Needles for the baby horse

I set Ben and Goggles up for their coggins with one of our local vets and asked her to acupuncture Goggles. She had worked on my mare Leila for her neck pain and it seemed really beneficial, so I was eager to have her take a look at Goggles once he was up in her normal range. Plus establishing care for him with a local vet is always good. 

While we know Ben loves his needles (Part 1 and Part 2) and is actually signed up for another teaching lab in early February, I wasn't sure how Goggles would feel about them. I was positive he was not a candidate for the teaching lab regardless of how he felt about needles because you have to be relatively still and well behaved for FOUR hours and... That's not a Thing we do right now... 

But both Goggles and I were actually delighted. I love the vet, she's super practical about what acupuncture can and can't do and knows the studies, such as they are. She didn't truly acupuncture scan him to begin, just palpated. She said she felt like the more sensitive types get pissed if it hurts when you scan and then are defensive and less likely to let you treat. She did find substantial pain in his left poll and left mid-neck. He was also sore over his sacrum, but that she felt was more consistent with having a job now. Since this was the day after he cantered the circle of death multiple times, I totally agreed. 

Being a very Good Boy

Her tech was also fantastic and held him with just the right balance of entertaining him but not letting him step over the line to being rude. He was very reactive to one point on his left sacral area, so she kinda let that one go in order to focus on his neck. 

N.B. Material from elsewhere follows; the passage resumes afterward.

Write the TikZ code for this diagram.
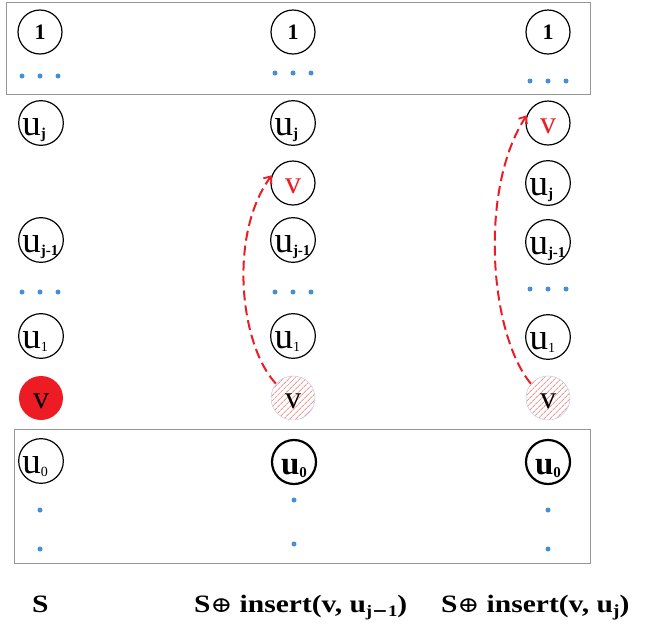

Once she had the points in she hooked up the electro acupuncture. I've never seen him be so still for so long. He truly zenned out on the low setting meant to cause serotonin release and calmness. 

Ugh, as I look at this I can see a hint of ribs he's developed since the move. But look how good he's being with the electro! 

Then she turned it up a bit to the pain relief level. He definitely felt it a little bit but then seemed to realize it was feeling good and he relaxed into it again. 

After the time was up for the needles, she showed me a few manual therapy things to do on his neck. Starting with skin rolling to get him used to being touched, then actually grabbing the brachiocephalicus muscle and pushing/lifting up mostly with the fingers in the area of the jugular groove, and doing the same with the muscle just in front of the scapula. She said he was a smart horse, he realized he felt so much better and immediately let us manipulate things that he had previously been guarding. While we were doing the manual therapy on his left brachio, he saw something in the distance and lifted his head, but had the strangest focal muscle spasm pass through, then did some big yawns and sighs. 

She wanted to see him again in 3-4 weeks, and then go to a roughly every 2 month schedule. He's due for his q3 month shockwave next week and he'll get adjusted then too. It seems like a whole lot for a young horse who still isn't doing much, but I truly think he's a special dude. We're also hoping as he builds muscle correctly we can back down on some of these things. But for now I'm so glad to have added acupuncture in, he was so good and got such instant relief from it. 


  1. aww good baby goggles!! it's so interesting introducing young and guarded ottbs to some of these therapies lol. like i know they get a lot of this stuff on the track too... but eh, i tend to think it might be a slightly different experience than the amateur owner therapy approach haha. doozy has been a bit defensive so far of some stuff, but is learning quickly that it ain't all bad!

    1. Yoshi definitely had a much harder time accepting touch than Goggles does. I don't know how much of that is time on the track vs who they are as individuals. It's really fun watching them figure out it feels good though!